アナログなノートで管理されていた、バス22台の受注

「すると、私の前に壁が立ちはだかりました。今でも仕事が多いのにまだ増やすの? 売上にならないことやらすの? と、社員からのすごい抵抗です。それもそのはず、やみくもにいまある業務をアプリにしようとしたからです」(森川氏)

 それならばまずは業務改善をしようと、森川氏と社長は既存業務を洗い出し、kintoneを組み込んだ新しい業務体制を構築した。アプリも作ったのだが、また壁が立ちはだかる。社員が抵抗こそしないものの、やらされ感いっぱいの状態だったという。

 kintone導入の最初の目的は、ペーパーレス化とクレームをなくすための情報共有だった。そこで、kintoneにこだわるのをやめ、問題解決会議を開いた。愛媛バスが未来、どうなりたいのかをみんなでしっかり話し合ったのだ。

「議論は白熱しました。いいことも悪いことも見える化しました。
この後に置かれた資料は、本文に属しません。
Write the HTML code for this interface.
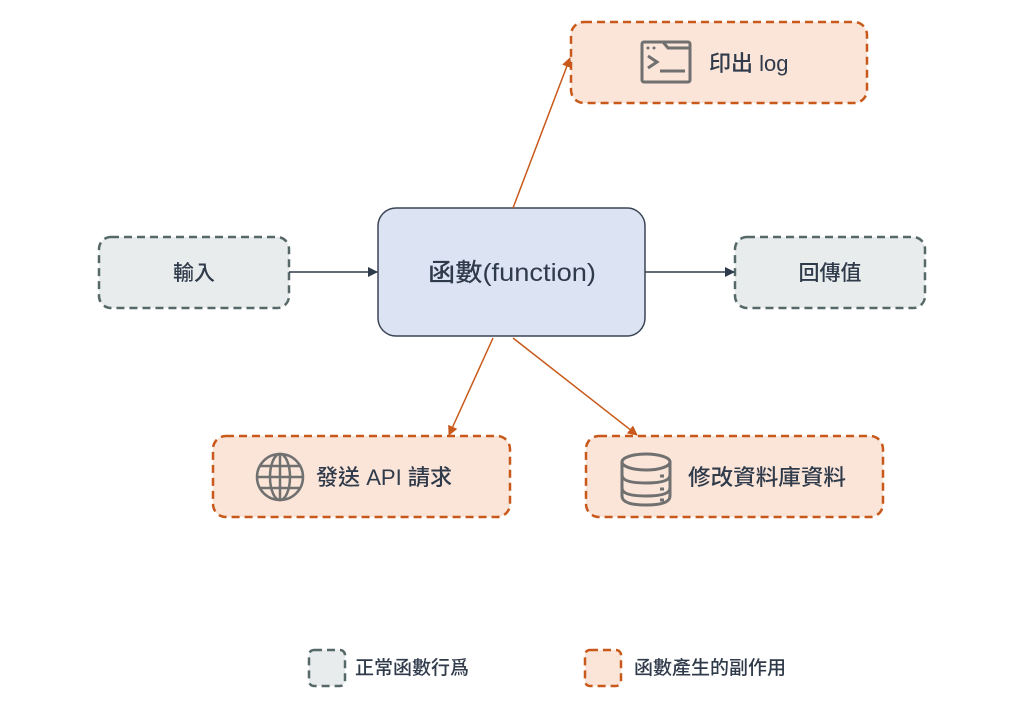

問題を分類してまとめ、「相手を想う情報共有」という目標も作りました」(森川氏)

 そしてメンバーは現状の課題は、組織風土とルールとツールがないから起きていると気がついた。そこでみんなが選んだツールが、やはりkintoneだった。

 まずは、手書きのメモを禁止し、すべてkintoneを利用するようにした。何でも書けるアプリを用意し、シンプルなルールを用意。1つ目が、件名は必ず付けて、人に伝言する時は担当者を指定し、要処理にチェックをする。2つ目が、指定された人がそのタスクを処理したら、要処理のチェックを外す。この2つだけを守ってもらった。

 アプリを開くと自分の要処理レコードが一覧表示されるので、空にして帰るように周知したところ、まず放置されていたメモがなくなった。さらに、他の人のメモが見えることで、他の人の仕事がわかり、ありがとうが飛び交うようになったそう。

「PDCAサイクルを回しました。まず、使いたくなる道具を作り、わかりやすいルールで運用します。8割以上の人にルールが定着できたら、次のアプリを連動させていきます。そうすることで、kintoneは進化し、会社は発展、人はどんどん成長して行きました」(森川氏)

8割以上にルールが定着できたら次のアプリを連動し、人も会社の成長させる

 kintoneはライトコースを契約しているのだが、それでよかったと思っている、と森川氏。基本機能でもいろいろなコトができるので、仕事全体をkintoneに載せることができた。すると、既存のシステムが不要になり、年間500万円の経費を削減できたという。

 kintoneで課題を解決するという企業風土ができていたので、コロナ禍になっときに、社員から30以上の新しい企画が生まれたそう。8年かかったものの、超アナログな会社にkintoneを導入。ライトコースでもしっかりと業務改善し、経費削減まで実現した素晴らしい事例だ。

「コロナ禍で売り上げないのは仕方がない? そんなことを言っていたら、新しい未来は作れません。こんな風に企業価値を見いだし、一歩ずつ前に進んで来られたのは、kintoneと本気で向き合った経験があったからです」と森川氏は締めた。